*Instructions for the task*:
Make an exact copy of all the entries, with the pictures left out.

* START *

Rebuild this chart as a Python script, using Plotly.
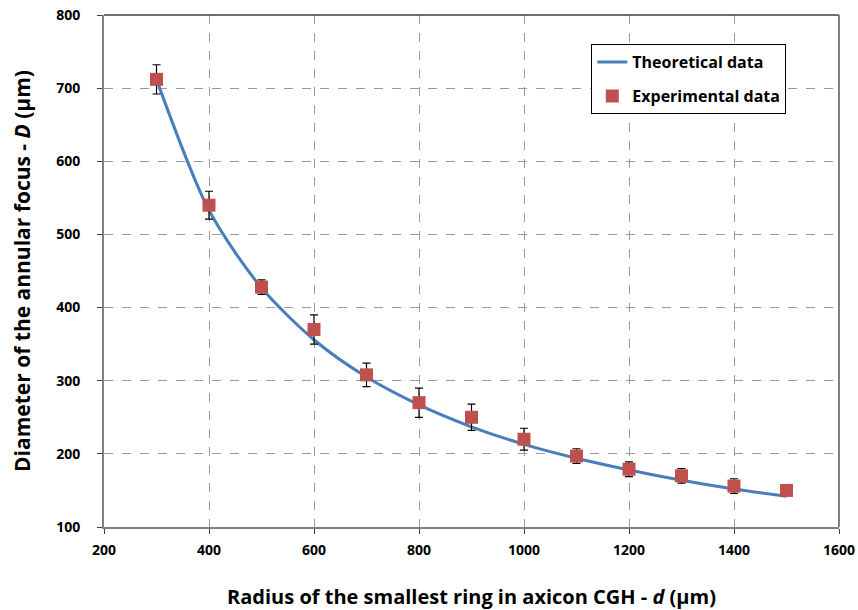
import plotly.graph_objects as go

x_theory = [300, 400, 500, 600, 700, 800, 900, 1000, 1100, 1200, 1300, 1400, 1500]
y_theory = [712, 533, 427, 356, 305, 267, 237, 213, 194, 178, 164, 152, 142]

x_exp = [300, 400, 500, 600, 700, 800, 900, 1000, 1100, 1200, 1300, 1400, 1500]
y_exp = [712, 540, 428, 370, 308, 270, 250, 220, 197, 179, 170, 156, 150]
err_exp = [20, 19, 10, 20, 16, 20, 18, 15, 10, 10, 10, 10, 0]

font_family = "Open Sans"

fig = go.Figure()
fig.add_trace(go.Scatter(
    x=x_theory, y=y_theory, mode="lines", name="<b>Theoretical data</b>",
    legendgroup="a",
    line=dict(color="#4A7EBB", width=3, shape="spline", smoothing=0.8),
))
fig.add_trace(go.Scatter(
    x=x_exp, y=y_exp, mode="markers", name="<b>Experimental data</b>",
    legendgroup="b",
    marker=dict(symbol="square", size=13, color="#C0504D"),
    error_y=dict(type="data", array=err_exp, visible=True, color="black",
                 thickness=1.2, width=4),
))

fig.update_layout(
    width=858, height=610,
    margin=dict(l=104, r=19, t=15, b=83),
    paper_bgcolor="white", plot_bgcolor="white",
    font=dict(family=font_family, color="black"),
    legend=dict(
        x=0.663, y=0.943, xanchor="left", yanchor="top",
        bordercolor="black", borderwidth=1, bgcolor="white",
        font=dict(size=16, family=font_family),
        tracegroupgap=10,
    ),
    xaxis=dict(
        range=[200, 1600], dtick=200, tick0=200,
        showgrid=True, gridcolor="#9a9a9a", griddash="dash", gridwidth=1,
        showline=True, linecolor="#808080", linewidth=2, mirror=False,
        ticks="outside", ticklen=5, tickcolor="#404040",
        tickfont=dict(size=14, family=font_family),
        tickprefix="<b>", ticksuffix="</b>",
        ticklabelstandoff=4,
        automargin=False,
        title=dict(text="<b>Radius of the smallest ring in axicon CGH - <i>d</i> (μm)</b>",
                   font=dict(size=20, family=font_family), standoff=34),
        zeroline=False,
    ),
    yaxis=dict(
        range=[100, 800], dtick=100, tick0=100,
        showgrid=True, gridcolor="#9a9a9a", griddash="dash", gridwidth=1,
        showline=True, linecolor="#808080", linewidth=2, mirror=False,
        ticks="outside", ticklen=5, tickcolor="#404040",
        tickfont=dict(size=14, family=font_family),
        tickprefix="<b>", ticksuffix="</b>",
        ticklabelstandoff=14,
        automargin=False,
        title=dict(text="<b>Diameter of the annular focus - <i>D</i> (μm)</b>",
                   font=dict(size=21, family=font_family), standoff=20),
        zeroline=False,
    ),
)

# plot-area frame (top and right)
fig.add_shape(type="line", xref="paper", yref="paper", x0=0, x1=1, y0=1, y1=1,
              line=dict(color="#404040", width=1.5))
fig.add_shape(type="line", xref="paper", yref="paper", x0=1, x1=1, y0=0, y1=1,
              line=dict(color="#808080", width=2))

fig.write_html("out.html")
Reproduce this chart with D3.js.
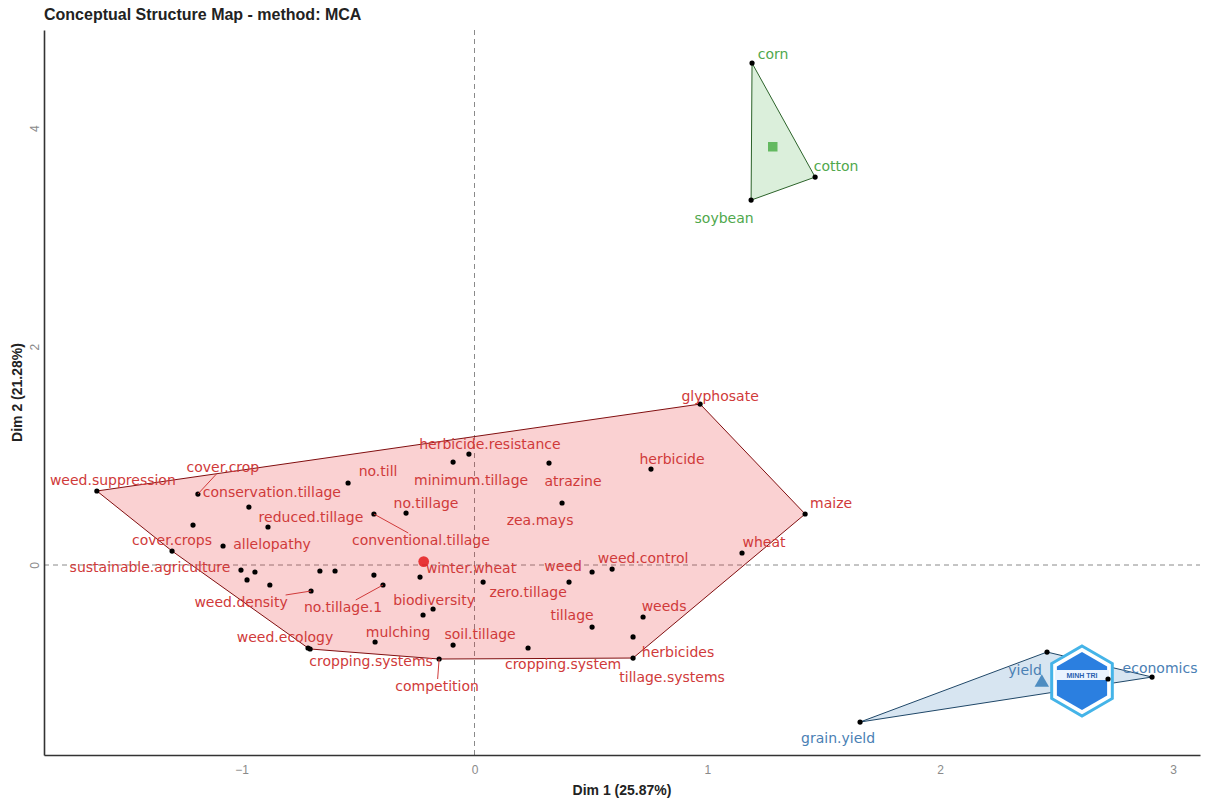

* END *

*Problem solution*:
Rebuild this chart as a Python script, using Plotly.
import plotly.graph_objects as go

x_theory = [300, 400, 500, 600, 700, 800, 900, 1000, 1100, 1200, 1300, 1400, 1500]
y_theory = [712, 533, 427, 356, 305, 267, 237, 213, 194, 178, 164, 152, 142]

x_exp = [300, 400, 500, 600, 700, 800, 900, 1000, 1100, 1200, 1300, 1400, 1500]
y_exp = [712, 540, 428, 370, 308, 270, 250, 220, 197, 179, 170, 156, 150]
err_exp = [20, 19, 10, 20, 16, 20, 18, 15, 10, 10, 10, 10, 0]

font_family = "Open Sans"

fig = go.Figure()
fig.add_trace(go.Scatter(
    x=x_theory, y=y_theory, mode="lines", name="<b>Theoretical data</b>",
    legendgroup="a",
    line=dict(color="#4A7EBB", width=3, shape="spline", smoothing=0.8),
))
fig.add_trace(go.Scatter(
    x=x_exp, y=y_exp, mode="markers", name="<b>Experimental data</b>",
    legendgroup="b",
    marker=dict(symbol="square", size=13, color="#C0504D"),
    error_y=dict(type="data", array=err_exp, visible=True, color="black",
                 thickness=1.2, width=4),
))

fig.update_layout(
    width=858, height=610,
    margin=dict(l=104, r=19, t=15, b=83),
    paper_bgcolor="white", plot_bgcolor="white",
    font=dict(family=font_family, color="black"),
    legend=dict(
        x=0.663, y=0.943, xanchor="left", yanchor="top",
        bordercolor="black", borderwidth=1, bgcolor="white",
        font=dict(size=16, family=font_family),
        tracegroupgap=10,
    ),
    xaxis=dict(
        range=[200, 1600], dtick=200, tick0=200,
        showgrid=True, gridcolor="#9a9a9a", griddash="dash", gridwidth=1,
        showline=True, linecolor="#808080", linewidth=2, mirror=False,
        ticks="outside", ticklen=5, tickcolor="#404040",
        tickfont=dict(size=14, family=font_family),
        tickprefix="<b>", ticksuffix="</b>",
        ticklabelstandoff=4,
        automargin=False,
        title=dict(text="<b>Radius of the smallest ring in axicon CGH - <i>d</i> (μm)</b>",
                   font=dict(size=20, family=font_family), standoff=34),
        zeroline=False,
    ),
    yaxis=dict(
        range=[100, 800], dtick=100, tick0=100,
        showgrid=True, gridcolor="#9a9a9a", griddash="dash", gridwidth=1,
        showline=True, linecolor="#808080", linewidth=2, mirror=False,
        ticks="outside", ticklen=5, tickcolor="#404040",
        tickfont=dict(size=14, family=font_family),
        tickprefix="<b>", ticksuffix="</b>",
        ticklabelstandoff=14,
        automargin=False,
        title=dict(text="<b>Diameter of the annular focus - <i>D</i> (μm)</b>",
                   font=dict(size=21, family=font_family), standoff=20),
        zeroline=False,
    ),
)

# plot-area frame (top and right)
fig.add_shape(type="line", xref="paper", yref="paper", x0=0, x1=1, y0=1, y1=1,
              line=dict(color="#404040", width=1.5))
fig.add_shape(type="line", xref="paper", yref="paper", x0=1, x1=1, y0=0, y1=1,
              line=dict(color="#808080", width=2))

fig.write_html("out.html")
Reproduce this chart with D3.js.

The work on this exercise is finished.